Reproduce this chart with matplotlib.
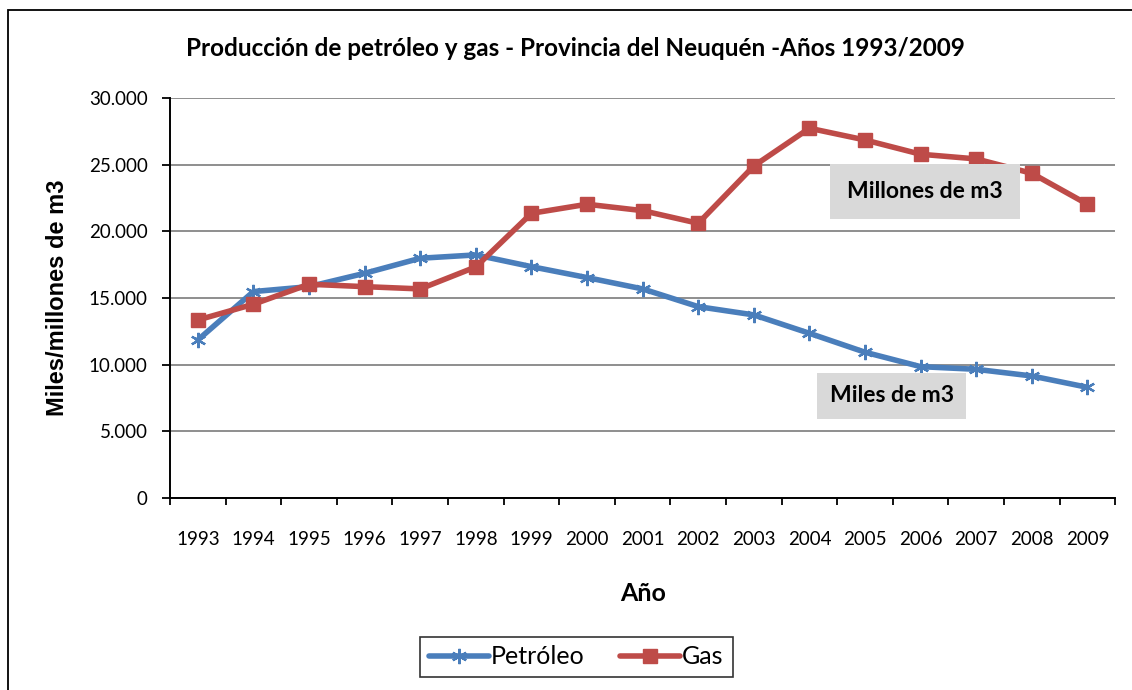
import matplotlib.pyplot as plt
from matplotlib.patches import Rectangle
from matplotlib.ticker import FuncFormatter, FixedLocator

# ---- data ----
years = ["1993", "1994", "1995", "1996", "1997", "1998", "1999", "2000", "2001",
         "2002", "2003", "2004", "2005", "2006", "2007", "2008", "2009"]
petroleo = [11850, 15480, 15850, 16850, 17980, 18230, 17350, 16530, 15680,
            14350, 13730, 12350, 10930, 9850, 9650, 9150, 8300]
gas = [13350, 14530, 16030, 15850, 15680, 17330, 21350, 22030, 21550,
       20600, 24900, 27730, 26850, 25780, 25430, 24350, 22030]

BLUE = "#4A7EBB"
RED = "#BE4B48"
FONT = "Lato"

plt.rcParams["font.family"] = [FONT, "DejaVu Sans"]

fig = plt.figure(figsize=(11.32, 6.9), dpi=100)
ax = fig.add_axes([0.1502, 0.2783, 0.835, 0.5797])

x = list(range(len(years)))
ax.plot(x, petroleo, color=BLUE, lw=4.0, marker=(6, 2, 0), ms=11, mew=1.6,
        label="Petróleo", zorder=3, solid_capstyle="round")
ax.plot(x, gas, color=RED, lw=4.0, marker="s", ms=10,
        label="Gas", zorder=4, solid_capstyle="round")

ax.set_xlim(-0.5, len(years) - 0.5)
ax.set_ylim(0, 30000)
ax.set_yticks(range(0, 30001, 5000))
ax.yaxis.set_major_formatter(FuncFormatter(lambda v, p: f"{int(v):,}".replace(",", ".")))

# category axis: labels in the middle, tick marks between categories
ax.xaxis.set_major_locator(FixedLocator(x))
ax.set_xticklabels(years)
ax.xaxis.set_minor_locator(FixedLocator([i - 0.5 for i in range(len(years) + 1)]))
ax.tick_params(axis="x", which="major", length=0, pad=24, labelsize=13.5)
ax.tick_params(axis="x", which="minor", length=5, width=1.3, direction="out")
ax.tick_params(axis="y", length=6, width=1.3, direction="out", labelsize=13.5, pad=10)

ax.yaxis.grid(True, color="#868686", lw=1.3)
ax.set_axisbelow(True)
for s in ["top", "right"]:
    ax.spines[s].set_visible(False)
for s in ["left", "bottom"]:
    ax.spines[s].set_linewidth(1.4)

fig.text(0.508, 0.93, "Producción de petróleo y gas - Provincia del Neuquén -Años 1993/2009",
         ha="center", va="center", fontsize=17.5, fontweight="bold")
ax.set_ylabel("Miles/millones de m3", fontsize=17, fontweight="bold",
              family="Liberation Sans", labelpad=14)
ax.set_xlabel("Año", fontsize=18, fontweight="bold", labelpad=24)

# grey label boxes
ax.text(13.08, 23000, "Millones de m3", ha="center", va="center", fontsize=16.5,
        fontweight="bold", zorder=6,
        bbox=dict(boxstyle="square,pad=0.75", fc="#D9D9D9", ec="none"))
ax.text(12.48, 7650, "Miles de m3", ha="center", va="center", fontsize=16.5,
        fontweight="bold", zorder=6,
        bbox=dict(boxstyle="square,pad=0.55", fc="#D9D9D9", ec="none"))

leg = fig.legend(loc="center", bbox_to_anchor=(0.509, 0.048), ncol=2, fontsize=18,
                 frameon=True, fancybox=False, edgecolor="black", handlelength=2.4,
                 handletextpad=0.1, columnspacing=1.4, borderpad=0.35)
leg.get_frame().set_linewidth(1.2)

# outer chart-area border
fig.patches.append(Rectangle((8 / 1132, -0.05), 1.1, 1.05 - 10 / 690,
                             transform=fig.transFigure, fill=False, ec="black", lw=1.3))

fig.savefig("out.png", dpi=100)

- _Directive_:
Without the images, write out each line of the data verbatim.

- _Task result_:
Reproduce this chart with matplotlib.
import matplotlib.pyplot as plt
from matplotlib.patches import Rectangle
from matplotlib.ticker import FuncFormatter, FixedLocator

# ---- data ----
years = ["1993", "1994", "1995", "1996", "1997", "1998", "1999", "2000", "2001",
         "2002", "2003", "2004", "2005", "2006", "2007", "2008", "2009"]
petroleo = [11850, 15480, 15850, 16850, 17980, 18230, 17350, 16530, 15680,
            14350, 13730, 12350, 10930, 9850, 9650, 9150, 8300]
gas = [13350, 14530, 16030, 15850, 15680, 17330, 21350, 22030, 21550,
       20600, 24900, 27730, 26850, 25780, 25430, 24350, 22030]

BLUE = "#4A7EBB"
RED = "#BE4B48"
FONT = "Lato"

plt.rcParams["font.family"] = [FONT, "DejaVu Sans"]

fig = plt.figure(figsize=(11.32, 6.9), dpi=100)
ax = fig.add_axes([0.1502, 0.2783, 0.835, 0.5797])

x = list(range(len(years)))
ax.plot(x, petroleo, color=BLUE, lw=4.0, marker=(6, 2, 0), ms=11, mew=1.6,
        label="Petróleo", zorder=3, solid_capstyle="round")
ax.plot(x, gas, color=RED, lw=4.0, marker="s", ms=10,
        label="Gas", zorder=4, solid_capstyle="round")

ax.set_xlim(-0.5, len(years) - 0.5)
ax.set_ylim(0, 30000)
ax.set_yticks(range(0, 30001, 5000))
ax.yaxis.set_major_formatter(FuncFormatter(lambda v, p: f"{int(v):,}".replace(",", ".")))

# category axis: labels in the middle, tick marks between categories
ax.xaxis.set_major_locator(FixedLocator(x))
ax.set_xticklabels(years)
ax.xaxis.set_minor_locator(FixedLocator([i - 0.5 for i in range(len(years) + 1)]))
ax.tick_params(axis="x", which="major", length=0, pad=24, labelsize=13.5)
ax.tick_params(axis="x", which="minor", length=5, width=1.3, direction="out")
ax.tick_params(axis="y", length=6, width=1.3, direction="out", labelsize=13.5, pad=10)

ax.yaxis.grid(True, color="#868686", lw=1.3)
ax.set_axisbelow(True)
for s in ["top", "right"]:
    ax.spines[s].set_visible(False)
for s in ["left", "bottom"]:
    ax.spines[s].set_linewidth(1.4)

fig.text(0.508, 0.93, "Producción de petróleo y gas - Provincia del Neuquén -Años 1993/2009",
         ha="center", va="center", fontsize=17.5, fontweight="bold")
ax.set_ylabel("Miles/millones de m3", fontsize=17, fontweight="bold",
              family="Liberation Sans", labelpad=14)
ax.set_xlabel("Año", fontsize=18, fontweight="bold", labelpad=24)

# grey label boxes
ax.text(13.08, 23000, "Millones de m3", ha="center", va="center", fontsize=16.5,
        fontweight="bold", zorder=6,
        bbox=dict(boxstyle="square,pad=0.75", fc="#D9D9D9", ec="none"))
ax.text(12.48, 7650, "Miles de m3", ha="center", va="center", fontsize=16.5,
        fontweight="bold", zorder=6,
        bbox=dict(boxstyle="square,pad=0.55", fc="#D9D9D9", ec="none"))

leg = fig.legend(loc="center", bbox_to_anchor=(0.509, 0.048), ncol=2, fontsize=18,
                 frameon=True, fancybox=False, edgecolor="black", handlelength=2.4,
                 handletextpad=0.1, columnspacing=1.4, borderpad=0.35)
leg.get_frame().set_linewidth(1.2)

# outer chart-area border
fig.patches.append(Rectangle((8 / 1132, -0.05), 1.1, 1.05 - 10 / 690,
                             transform=fig.transFigure, fill=False, ec="black", lw=1.3))

fig.savefig("out.png", dpi=100)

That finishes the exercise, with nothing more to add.